Graças ao seu imortal personagem Sherlock Holmes, Arthur Conan Doyle permanece, há mais de cem anos, como um dos autores mais lidos e populares do nosso tempo.
O que é menos sabido é a paixão de Doyle pelo espiritismo, reforçada pelas mortes sucessivas de sua mulher, filho, irmão, e sobrinhos, antes e após a Primeira Guerra Mundial.
O espiritismo passou a ser nos anos 1920 o foco principal de seu interesse, o que o incitou a um envolvimento intenso e público com todas suas manifestações.
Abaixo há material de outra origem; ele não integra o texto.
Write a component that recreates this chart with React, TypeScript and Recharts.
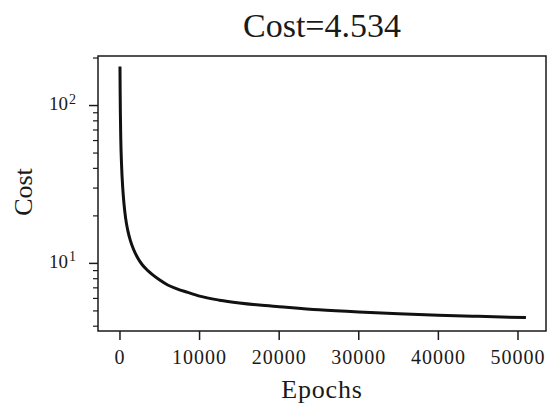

Doyle tornou-se um de seus mais famosos divulgadores e defensores, demonstrando uma quase inacreditável ingenuidade diante de aparições e fenômenos que parecem hoje fraudes óbvias.
Em 1921 chegou a publicar um livro intitulado , no qual proclamava sua convicção de que fotografias de uma criança cercada de seres semelhantes à fada Sininho de Peter Pan eram perfeitamente autênticas, e assinalava o fato como digno da mais séria atenção (vinte anos após sua morte, ficou provado que essas fotos eram uma falsificação).
Muitos de seus amigos lamentavam que se expusesse tão candidamente ao ridículo, e consta hoje que Doyle só deixou de receber um título de nobreza do rei da Inglaterra por ter se recusado a abandonar o papel apaixonado que assumira de propagandista-mor do espiritismo.
Nesse contexto, a carta reproduzida nesta página é curiosa, pois mostra um Conan Doyle anormalmente prudente diante de uma foto que lhe fora submetida, revelando estranho fenômeno luminoso.
Aparentemente, Doyle recusara considerar sobrenatural o clichê que lhe fora mandado por seu correspondente de uma figura pouco nítida no alto das montanhas Hartz, na Tasmânia.
Doyle apresenta uma desculpa também um tanto nebulosa para explicar porque não pensa que a foto registre algo sobrenatural: “Acredito que seja apenas a projeção de uma figura semelhante aos pontos vistos na neblina das montanhas Hartz, quando o sol se encontra atrás do observador, … o que é diferente de uma sombra comum… O que me parece comprovar isso é a maneira com que a sombra se curva… só uma sombra real se comportaria desta forma”.
E encerra dizendo ao seu correspondente: “Estou certo que você entenderá meu ponto de vista”.
É difícil compreender o ponto de vista de Conan Doyle sem ter em mãos a foto que o escritor se recusou a aceitar como sobrenatural.
Mas diante do que sabemos hoje a respeito de sua inimaginável credulidade, a frase inicial dessa carta parece bastante saborosa: “Lamento ter que recusar a foto, apesar desta ser muito interessante. Não posso me dar ao luxo de cometer qualquer erro de julgamento, e até hoje nunca cometi nenhum”.